• Office politics are a reality of work- life and practicing “good politics’’ can enable you to further your career without compromising your personal and company values.

The year was 2012 and I was at my first “real job” after interning at university. I was bright-eyed and full of optimism knowing that I had left the messy politics of high school drama in the dust, but I was in for a rude awakening. I soon came to realize that while I may have been ready to leave the politics behind me, the dust had not settled, and “the politics” was still in my midst.

I believe that office politics are a reality of work- life and practicing “good politics’’ can enable you to further your career without compromising your personal and company values. Furthermore, office politics can determine who has power and influence, and avoiding them altogether may result in you forfeiting your own influence and allowing coworkers with less experience or skill to influence decisions that directly affect you and your team.

Some rules such as avoiding gossiping and taking the high road whenever possible go without saying but here are four more rules for practicing “good” politics:

Do not outshine your boss

Do not attempt to outperform or defeat your boss, any such gesture will result in a loss for you.

In Robert Greene’s book The 48 Laws of Power, Law 1 states that you should “never outshine the master.” If you do so you may inspire fear or insecurity in your manager, as a result, these emotions can cause one to behave irrationally and negatively. The last thing you want is for the irrational or negative energy to be focused on you since this may hinder your chances of advancing within the workplace. Instead, focus your attention on ways to create win-win scenarios.

Be intentional about your work circle: Not everyone is blessed to have genuine work besties at the office. There are certain coworkers who have ulterior motives and may choose to befriend you based on their own personal gain. Some coworkers may have a reputation for being gossipers that they live up to, and other employees may be slackers and tend to be inefficient at completing their tasks. Be wary of coworkers who appear to be over-friendly and pry into your personal life, often they are seeking information that they may use as ammunition later. As a general rule of thumb, I like to think that if someone is constantly gossiping about others behind their back they are also gossiping about me behind mine. Also be aware that if you’re known to socialize with colleagues who don’t complete work efficiently, their inefficiency may likely reflect poorly upon you. Aim to be intentional about who you socialize with at work.

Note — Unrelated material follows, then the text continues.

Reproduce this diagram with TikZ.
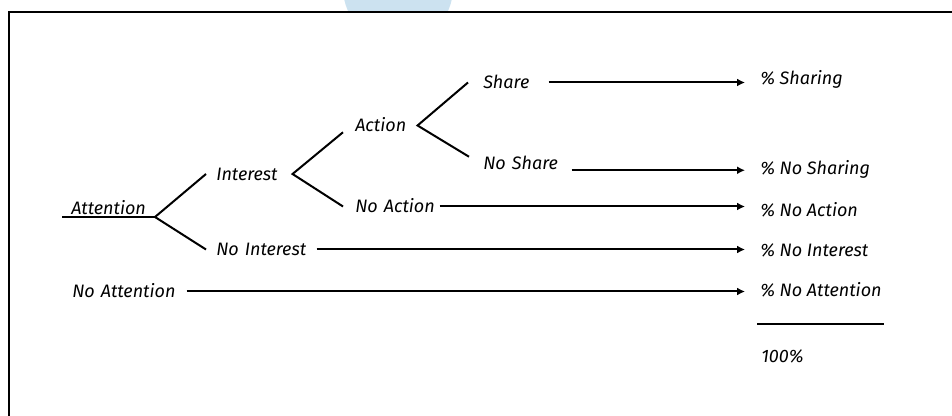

Communicate with your higher-ups directly

 If you would like to advance to a certain position, do not tell your coworkers, instead approach your manager directly and tell them that you are interested in a certain position and ask what it would take to get to that position or level. Oftentimes bosses and managers are very busy managing large groups of people and attending to their duties, they are looking for employees who will be problem solvers and lighten their load. Be direct and let your boss know what your goal is within the company, it’s very likely that once they are aware of your goal they will offer you tips and assign you to tasks where you can prove yourself.

Don’t overshare

Keep your personal life close to the vest, in other words, it might be best if your coworkers know enough about you to be able to carry on a friendly conversation, but not too much information that could hinder your advancement. A good rule of thumb is to imagine that what you say to one coworker the whole office will know about. Socializing outside of work may help you advance your career in some cases but having one drink too many may lead to oversharing.